Objective: Reproduce the material below line by line, beginning with its first line and ending with the line that contains "W, H = 761, 412"; leave out pictures.

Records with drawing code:

[start]

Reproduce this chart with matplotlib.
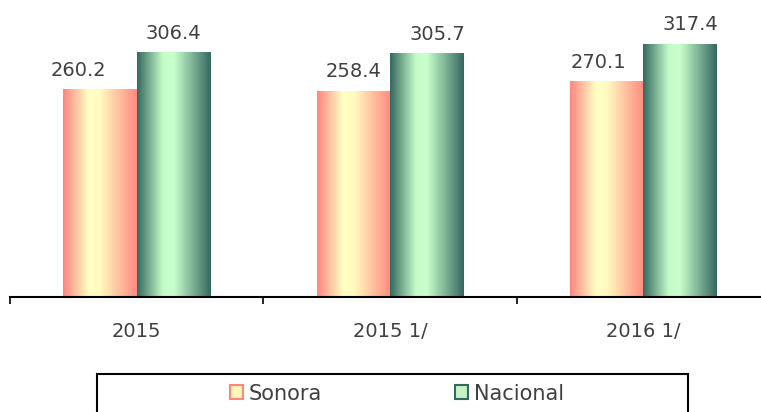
import numpy as np
import matplotlib
matplotlib.use("Agg")
from matplotlib import pyplot as plt
from matplotlib.colors import LinearSegmentedColormap
from matplotlib.patches import Rectangle, Patch

# data
categories = ["2015", "2015 1/", "2016 1/"]
sonora = [260.2, 258.4, 270.1]
nacional = [306.4, 305.7, 317.4]
series_names = ["Sonora", "Nacional"]

# label nudges (pixels) to follow the original placement
sonora_dx = [-21, 0, -8]
nacional_dx = [0, 11, 10]

TEXT = "#404040"
W, H = 761, 412

sonora_cmap = LinearSegmentedColormap.from_list(
    "sonora", [(0, "#ff8580"), (0.35, "#ffffc4"), (0.5, "#fffbc0"), (1, "#ff8a80")])
nacional_cmap = LinearSegmentedColormap.from_list(
    "nacional", [(0, "#356860"), (0.35, "#c4fcc8"), (0.5, "#c8ffcc"), (1, "#356860")])


def gradient_bars(ax, bars, cmap):
    # fill each bar with a left-right gradient
    grad = np.linspace(0, 1, 256).reshape(1, -1)
    for b in bars:
        x, w, h = b.get_x(), b.get_width(), b.get_height()
        ax.imshow(grad, extent=[x, x + w, 0, h], aspect="auto", cmap=cmap,
                  interpolation="bicubic", zorder=2)


fig = plt.figure(figsize=(W / 100, H / 100), dpi=100)
ax = fig.add_axes([10 / W, (H - 297) / H, 760 / W, 286.7 / H])

x = np.arange(len(categories))
bw = 0.29
b1 = ax.bar(x - bw / 2, sonora, bw, facecolor="none", edgecolor="none", zorder=3)
b2 = ax.bar(x + bw / 2, nacional, bw, facecolor="none", edgecolor="none", zorder=3)
gradient_bars(ax, b1, sonora_cmap)
gradient_bars(ax, b2, nacional_cmap)

ax.set_xlim(-0.5, 2.5)
ax.set_ylim(0, 360)

# value labels
for bars, vals, dxs in [(b1, sonora, sonora_dx), (b2, nacional, nacional_dx)]:
    for b, v, dx in zip(bars, vals, dxs):
        ax.annotate(f"{v:.1f}", (b.get_x() + b.get_width() / 2, v),
                    xytext=(dx * 0.72, 10), textcoords="offset points",
                    ha="center", va="baseline", fontsize=14, color=TEXT)

for s in ["top", "right", "left"]:
    ax.spines[s].set_visible(False)
ax.spines["bottom"].set_linewidth(1.5)
ax.set_yticks([])
ax.set_xticks([-0.5, 0.5, 1.5, 2.5])
ax.set_xticklabels([])
ax.tick_params(axis="x", which="major", length=5, width=1.2, direction="out")
ax.set_xticks(x, minor=True)
ax.set_xticklabels(categories, minor=True)
ax.tick_params(axis="x", which="minor", length=0, pad=18, labelsize=14,
               labelcolor=TEXT)

# legend box runs off the bottom of the figure
fig.patches.append(Rectangle((97 / W, -0.2), (688 - 97) / W, 0.2 + (H - 374) / H,
                             transform=fig.transFigure, facecolor="white",
                             edgecolor="black", linewidth=1.5))
handles = [Patch(facecolor="#fff6b8", edgecolor="#ff8580", linewidth=1.5),
           Patch(facecolor="#c4f4c4", edgecolor="#356860", linewidth=1.5)]
fig.legend(handles, series_names, loc="center",
           bbox_to_anchor=(397 / W, (H - 393.5) / H), ncol=2, frameon=False,
           fontsize=15, labelcolor=TEXT, handlelength=0.63, handleheight=0.63,
           handletextpad=0.25, columnspacing=6.4, borderpad=0, borderaxespad=0)

fig.savefig("out.png", dpi=100)
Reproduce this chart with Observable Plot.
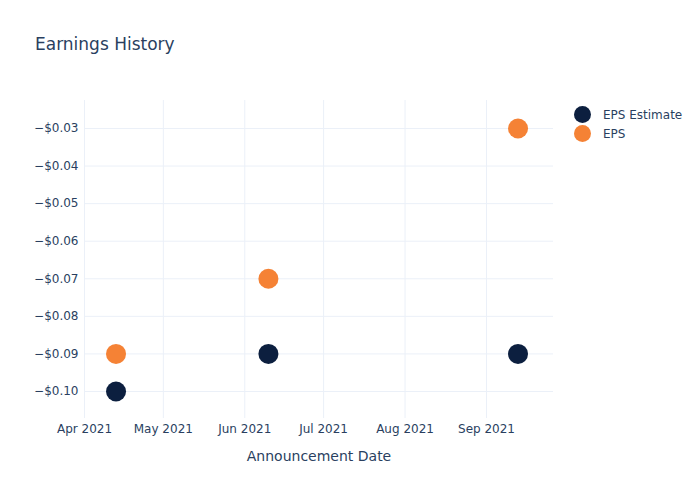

[end]

Task response:
Reproduce this chart with matplotlib.
import numpy as np
import matplotlib
matplotlib.use("Agg")
from matplotlib import pyplot as plt
from matplotlib.colors import LinearSegmentedColormap
from matplotlib.patches import Rectangle, Patch

# data
categories = ["2015", "2015 1/", "2016 1/"]
sonora = [260.2, 258.4, 270.1]
nacional = [306.4, 305.7, 317.4]
series_names = ["Sonora", "Nacional"]

# label nudges (pixels) to follow the original placement
sonora_dx = [-21, 0, -8]
nacional_dx = [0, 11, 10]

TEXT = "#404040"
W, H = 761, 412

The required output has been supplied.